DATA BLOCK
====
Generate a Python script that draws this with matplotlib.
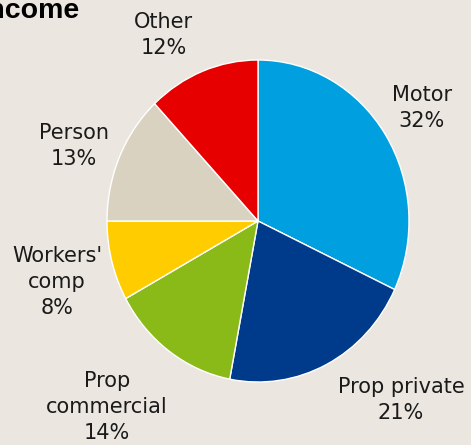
import matplotlib
matplotlib.use('Agg')
import matplotlib.pyplot as plt

# data
categories = ['Motor', 'Prop private', 'Prop\ncommercial', "Workers'\ncomp", 'Person', 'Other']
shares = [32, 21, 14, 8, 13, 12]
colors = ['#009fe0', '#003a8b', '#8aba18', '#ffcc00', '#d9d2c1', '#e60000']

# where each label sits, in pie units (radius = 1)
label_xy = [(1.086, 0.702), (0.947, -1.112), (-1.0, -1.155),
            (-1.331, -0.379), (-1.219, 0.466), (-0.623, 1.155)]

bg = '#ebe7e0'
W, H = 471, 445
fig = plt.figure(figsize=(W / 100, H / 100), dpi=100, facecolor=bg)

# pie is slightly taller than wide in the reference
cx, cy, rx, ry = 258, 221, 151, 161
ax = fig.add_axes([(cx - rx) / W, (H - cy - ry) / H, 2 * rx / W, 2 * ry / H])
ax.set_facecolor(bg)
ax.pie(shares, colors=colors, startangle=90, counterclock=False,
       wedgeprops=dict(edgecolor='white', linewidth=1.0))
ax.set_aspect('auto')
ax.set_xlim(-1, 1)
ax.set_ylim(-1, 1)
ax.axis('off')

for cat, s, (x, y) in zip(categories, shares, label_xy):
    ax.text(x, y, f'{cat}\n{s}%', ha='center', va='center', fontsize=15,
            color='#1a1a1a', linespacing=1.4, family='DejaVu Sans', clip_on=False)

# title runs off the left edge, as in the reference
fig.text(79 / W, 1 - 17.5 / H, 'Premium income', ha='right', va='baseline',
         fontsize=20.5, fontweight='bold', family='Liberation Sans', color='black')

fig.savefig('out.png', dpi=100, facecolor=bg)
====
TASK TO CARRY OUT
Return every line containing "matplotlib".

WRITTEN ANSWER
Generate a Python script that draws this with matplotlib.
import matplotlib
matplotlib.use('Agg')
import matplotlib.pyplot as plt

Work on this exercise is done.